Appeal from the United States District Court
for the Southern District of California
Gordon Thompson, Senior U.S. District Judge, Presiding
Submitted June 7, 2013 **
San Francisco, California
Before: TALLMAN and N.R. SMITH, Circuit Judges, and BURGESS, District
Judge.***
*
This disposition is not appropriate for publication and is not precedent
except as provided by 9 th Cir. R. 36-3.
**
The panel unanimously concludes this case is suitable for decision
without oral argument. See Fed. R. App. P. 34(a)(2).
***
The Honorable Timothy M. Burgess, United States District Judge for
the District of Alaska, sitting by designation.
Gabriel Humberto Garcia-Ocampo appeals the district court’s revocation of
his supervised release and his resulting twenty-one month prison sentence. On
appeal, Garcia-Ocampo claims that the district court improperly applied the
fugitive tolling doctrine to extend his supervised release term, initially scheduled to
end on September 6, 2007, until July 22, 2010. Garcia-Ocampo contends that this
extension was in error because the government was capable of resuming
supervision during this time period. We have jurisdiction pursuant to 28 U.S.C. §
1291 and 18 U.S.C. § 3742, and we affirm.
The fugitive tolling doctrine applies to extend a defendant’s supervised
release term, adding additional time to account for any period when the defendant
was in “fugitive status.” United States v. Watson, 633 F.3d 929, 931 (9th Cir.

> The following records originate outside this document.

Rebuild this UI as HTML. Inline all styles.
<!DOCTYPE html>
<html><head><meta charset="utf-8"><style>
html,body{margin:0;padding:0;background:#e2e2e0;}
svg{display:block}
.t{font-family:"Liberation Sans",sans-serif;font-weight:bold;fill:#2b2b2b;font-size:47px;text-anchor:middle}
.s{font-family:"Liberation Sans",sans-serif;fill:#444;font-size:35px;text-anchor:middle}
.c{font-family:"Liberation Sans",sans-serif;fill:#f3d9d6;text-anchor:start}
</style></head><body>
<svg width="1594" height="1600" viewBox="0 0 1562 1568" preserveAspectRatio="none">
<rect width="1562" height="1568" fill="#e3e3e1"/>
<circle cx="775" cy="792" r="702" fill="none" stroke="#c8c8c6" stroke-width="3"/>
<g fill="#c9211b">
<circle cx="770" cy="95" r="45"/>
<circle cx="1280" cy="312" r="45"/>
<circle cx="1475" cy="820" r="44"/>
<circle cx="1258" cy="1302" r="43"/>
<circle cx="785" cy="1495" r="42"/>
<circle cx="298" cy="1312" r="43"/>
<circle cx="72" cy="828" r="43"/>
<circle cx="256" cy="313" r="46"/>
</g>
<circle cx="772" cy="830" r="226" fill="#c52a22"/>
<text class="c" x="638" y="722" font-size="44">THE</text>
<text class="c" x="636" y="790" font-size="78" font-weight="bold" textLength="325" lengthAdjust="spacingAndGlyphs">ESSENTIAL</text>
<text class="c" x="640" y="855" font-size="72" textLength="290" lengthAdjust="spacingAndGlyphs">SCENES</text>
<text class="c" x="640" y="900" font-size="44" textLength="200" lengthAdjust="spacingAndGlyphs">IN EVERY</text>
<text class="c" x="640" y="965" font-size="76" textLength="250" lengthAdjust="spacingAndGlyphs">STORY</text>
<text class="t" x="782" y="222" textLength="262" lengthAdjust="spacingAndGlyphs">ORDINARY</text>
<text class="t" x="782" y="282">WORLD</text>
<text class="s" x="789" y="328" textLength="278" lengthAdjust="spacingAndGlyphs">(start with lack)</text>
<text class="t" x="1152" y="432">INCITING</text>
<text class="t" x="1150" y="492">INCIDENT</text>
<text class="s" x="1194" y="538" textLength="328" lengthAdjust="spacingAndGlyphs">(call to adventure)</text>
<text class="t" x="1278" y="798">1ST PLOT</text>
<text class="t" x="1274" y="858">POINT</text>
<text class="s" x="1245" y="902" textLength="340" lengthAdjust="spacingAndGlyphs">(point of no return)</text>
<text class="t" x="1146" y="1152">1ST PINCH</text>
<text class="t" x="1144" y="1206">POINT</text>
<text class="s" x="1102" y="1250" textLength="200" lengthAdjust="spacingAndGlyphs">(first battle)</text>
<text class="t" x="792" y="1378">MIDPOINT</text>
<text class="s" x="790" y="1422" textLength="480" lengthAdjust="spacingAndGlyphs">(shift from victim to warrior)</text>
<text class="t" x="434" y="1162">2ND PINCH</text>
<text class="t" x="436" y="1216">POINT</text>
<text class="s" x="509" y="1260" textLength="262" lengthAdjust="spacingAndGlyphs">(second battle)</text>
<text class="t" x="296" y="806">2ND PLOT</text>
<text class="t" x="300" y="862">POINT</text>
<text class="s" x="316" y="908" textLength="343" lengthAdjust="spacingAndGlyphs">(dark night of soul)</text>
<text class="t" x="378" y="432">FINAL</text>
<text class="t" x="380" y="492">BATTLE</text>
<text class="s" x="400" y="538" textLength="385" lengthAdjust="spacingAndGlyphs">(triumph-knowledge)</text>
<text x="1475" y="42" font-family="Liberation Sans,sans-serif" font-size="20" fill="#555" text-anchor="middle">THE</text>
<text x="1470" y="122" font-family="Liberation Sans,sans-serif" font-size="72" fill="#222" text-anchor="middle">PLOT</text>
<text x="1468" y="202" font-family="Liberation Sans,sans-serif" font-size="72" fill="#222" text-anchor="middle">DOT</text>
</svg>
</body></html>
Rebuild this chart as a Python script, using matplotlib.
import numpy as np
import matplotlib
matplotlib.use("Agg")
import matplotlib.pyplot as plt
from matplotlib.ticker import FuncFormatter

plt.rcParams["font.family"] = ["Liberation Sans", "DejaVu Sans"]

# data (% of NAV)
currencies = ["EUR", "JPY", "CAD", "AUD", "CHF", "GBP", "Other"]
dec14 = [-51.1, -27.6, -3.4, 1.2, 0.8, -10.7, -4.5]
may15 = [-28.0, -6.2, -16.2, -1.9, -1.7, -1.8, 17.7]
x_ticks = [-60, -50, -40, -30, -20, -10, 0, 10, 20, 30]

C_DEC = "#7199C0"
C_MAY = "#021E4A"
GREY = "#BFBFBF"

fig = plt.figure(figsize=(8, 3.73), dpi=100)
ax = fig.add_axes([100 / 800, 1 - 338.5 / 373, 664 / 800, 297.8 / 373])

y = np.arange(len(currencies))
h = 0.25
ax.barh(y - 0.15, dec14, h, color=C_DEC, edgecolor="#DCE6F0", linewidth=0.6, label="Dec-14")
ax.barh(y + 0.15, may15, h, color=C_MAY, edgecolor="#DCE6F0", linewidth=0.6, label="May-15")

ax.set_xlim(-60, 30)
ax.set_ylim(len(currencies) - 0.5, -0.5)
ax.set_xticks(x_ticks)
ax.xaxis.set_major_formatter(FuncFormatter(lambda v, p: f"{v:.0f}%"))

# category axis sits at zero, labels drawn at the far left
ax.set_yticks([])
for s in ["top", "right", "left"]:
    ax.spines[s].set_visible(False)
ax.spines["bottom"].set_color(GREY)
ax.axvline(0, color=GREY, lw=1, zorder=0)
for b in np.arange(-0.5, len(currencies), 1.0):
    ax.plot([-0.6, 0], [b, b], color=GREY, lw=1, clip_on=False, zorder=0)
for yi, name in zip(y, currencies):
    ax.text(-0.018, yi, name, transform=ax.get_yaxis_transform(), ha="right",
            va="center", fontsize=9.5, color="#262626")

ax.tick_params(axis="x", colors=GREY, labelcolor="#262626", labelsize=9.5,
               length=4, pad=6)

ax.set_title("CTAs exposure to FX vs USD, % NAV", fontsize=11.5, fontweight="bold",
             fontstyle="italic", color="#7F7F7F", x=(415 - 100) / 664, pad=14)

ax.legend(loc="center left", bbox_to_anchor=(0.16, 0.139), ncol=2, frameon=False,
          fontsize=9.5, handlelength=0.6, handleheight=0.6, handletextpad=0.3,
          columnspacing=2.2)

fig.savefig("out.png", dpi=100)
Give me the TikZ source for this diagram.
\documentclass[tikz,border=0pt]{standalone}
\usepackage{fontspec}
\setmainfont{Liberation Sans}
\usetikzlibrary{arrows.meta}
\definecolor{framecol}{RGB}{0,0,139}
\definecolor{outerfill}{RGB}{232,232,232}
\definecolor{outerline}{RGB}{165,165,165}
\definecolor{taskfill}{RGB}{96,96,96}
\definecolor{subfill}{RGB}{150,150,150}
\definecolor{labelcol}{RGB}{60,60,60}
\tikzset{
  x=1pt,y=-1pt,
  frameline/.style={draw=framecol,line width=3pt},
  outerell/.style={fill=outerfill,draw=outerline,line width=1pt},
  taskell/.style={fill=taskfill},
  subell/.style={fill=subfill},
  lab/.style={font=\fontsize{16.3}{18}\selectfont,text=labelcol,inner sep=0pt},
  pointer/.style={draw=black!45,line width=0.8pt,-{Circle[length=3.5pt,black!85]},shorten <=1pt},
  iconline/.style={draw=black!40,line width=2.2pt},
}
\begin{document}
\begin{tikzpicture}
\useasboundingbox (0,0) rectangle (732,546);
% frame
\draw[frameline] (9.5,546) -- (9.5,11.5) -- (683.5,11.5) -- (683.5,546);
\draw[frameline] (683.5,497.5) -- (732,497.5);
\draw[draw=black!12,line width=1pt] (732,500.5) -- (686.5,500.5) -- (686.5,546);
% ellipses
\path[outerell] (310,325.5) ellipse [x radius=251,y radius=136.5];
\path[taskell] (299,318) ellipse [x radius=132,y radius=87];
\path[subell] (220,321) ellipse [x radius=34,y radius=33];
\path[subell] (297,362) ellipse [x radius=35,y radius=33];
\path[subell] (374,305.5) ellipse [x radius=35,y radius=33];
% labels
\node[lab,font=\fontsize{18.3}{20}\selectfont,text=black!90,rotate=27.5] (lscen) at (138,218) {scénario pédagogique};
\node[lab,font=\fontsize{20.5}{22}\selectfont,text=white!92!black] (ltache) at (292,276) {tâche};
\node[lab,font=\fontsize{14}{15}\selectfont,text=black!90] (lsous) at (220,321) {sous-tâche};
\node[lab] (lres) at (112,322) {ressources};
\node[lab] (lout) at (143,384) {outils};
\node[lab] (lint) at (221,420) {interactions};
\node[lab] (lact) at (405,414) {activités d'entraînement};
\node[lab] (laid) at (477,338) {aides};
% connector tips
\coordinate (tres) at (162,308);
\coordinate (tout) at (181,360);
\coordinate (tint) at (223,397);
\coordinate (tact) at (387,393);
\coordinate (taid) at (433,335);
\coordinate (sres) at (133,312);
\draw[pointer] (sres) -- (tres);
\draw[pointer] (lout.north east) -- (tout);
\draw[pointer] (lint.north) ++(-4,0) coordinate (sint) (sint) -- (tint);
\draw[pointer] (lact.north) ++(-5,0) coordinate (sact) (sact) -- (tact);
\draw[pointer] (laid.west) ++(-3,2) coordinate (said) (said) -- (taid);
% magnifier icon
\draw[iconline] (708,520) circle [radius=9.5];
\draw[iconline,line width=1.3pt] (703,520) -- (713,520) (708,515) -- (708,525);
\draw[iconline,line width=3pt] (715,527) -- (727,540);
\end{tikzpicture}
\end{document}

2011). “A defendant is in fugitive status when he fails to comply with the terms of
his supervised release.” Id. Garcia-Ocampo concedes that he became a fugitive on
or before August 15, 2007, when he violated his supervised release conditions by
reentering the United States after being deported and failing to report to his
probation officer within twenty-four hours of reentry.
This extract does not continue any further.